How to Master the Video Games
- Author: Tom Hirschfeld
- Language: English
- Subject: Arcade games
- Genre: Guidebook
- Publisher: Bantam Books
- Publication date: 1981
- Media type: Print (paperback)

= How to Master the Video Games =

1981 arcade guide book

How to Master the Video Games is a paperback book written by Tom Hirschfeld and published by Bantam Books in 1981. It is a guidebook exploring 30 of the most popular arcade games of its time.

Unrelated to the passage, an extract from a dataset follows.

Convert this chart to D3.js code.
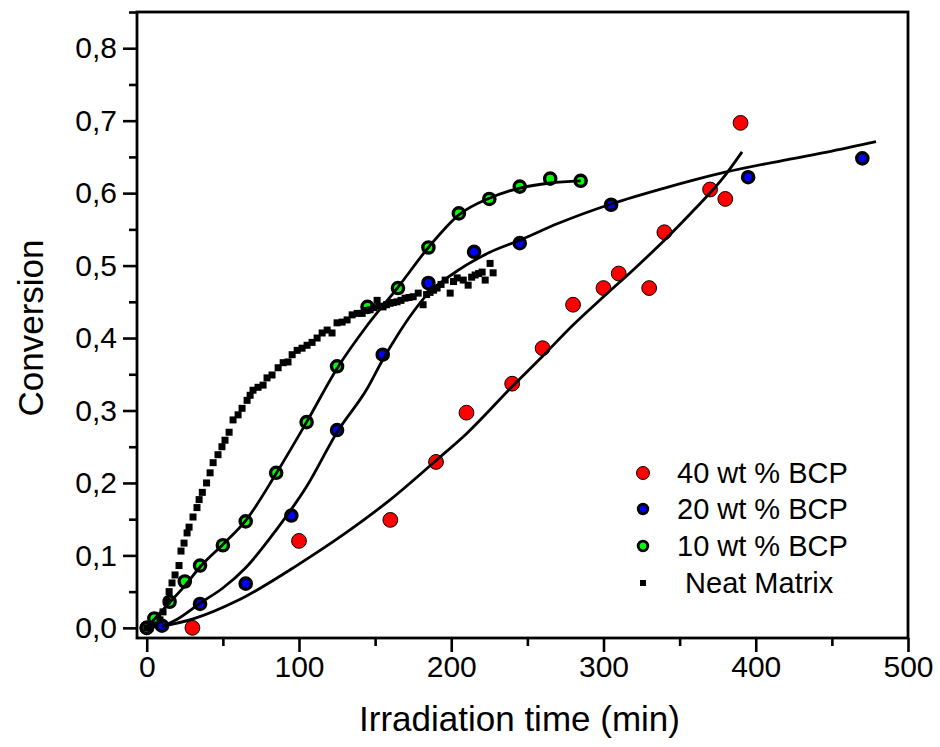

Grame Mason writing for Eurogamer described it as "one of the first tips books" while Scott Stilphen identified it as one of "the first 2 'how to' video game books" alongside Ken Uston's Mastering Pac-Man which came out the same year.

Hirschfeld divides the included games into broad categories in the table of contents: Space Invaders-type, Asteroids-type, maze, reflex, and miscellaneous. Space Invaders-type corresponds to the modern genre of fixed shooter, while Asteroids-type is now called multidirectional shooter.

The book was followed by How to Master Home Video Games in 1982 by the same author. In 1982 Michael Blanchet released two competing books, How to Beat the Video Games and How to Beat Atari, Intellivision, and Other Home Video Games.

==Reception==
How to Master the Video Games sold about 650,000 copies, appearing on The New York Times mass-market paperback list.

Stanley Greenlaw reviewed the book for Computer Gaming World, and stated that "The book is just the ticket for the game player who wants to be more than a novice. If you really want to enjoy the coin-operated arcades take a few of those spare quarters and pick up How to Master the Video Games, you'll come out ahead in the long run."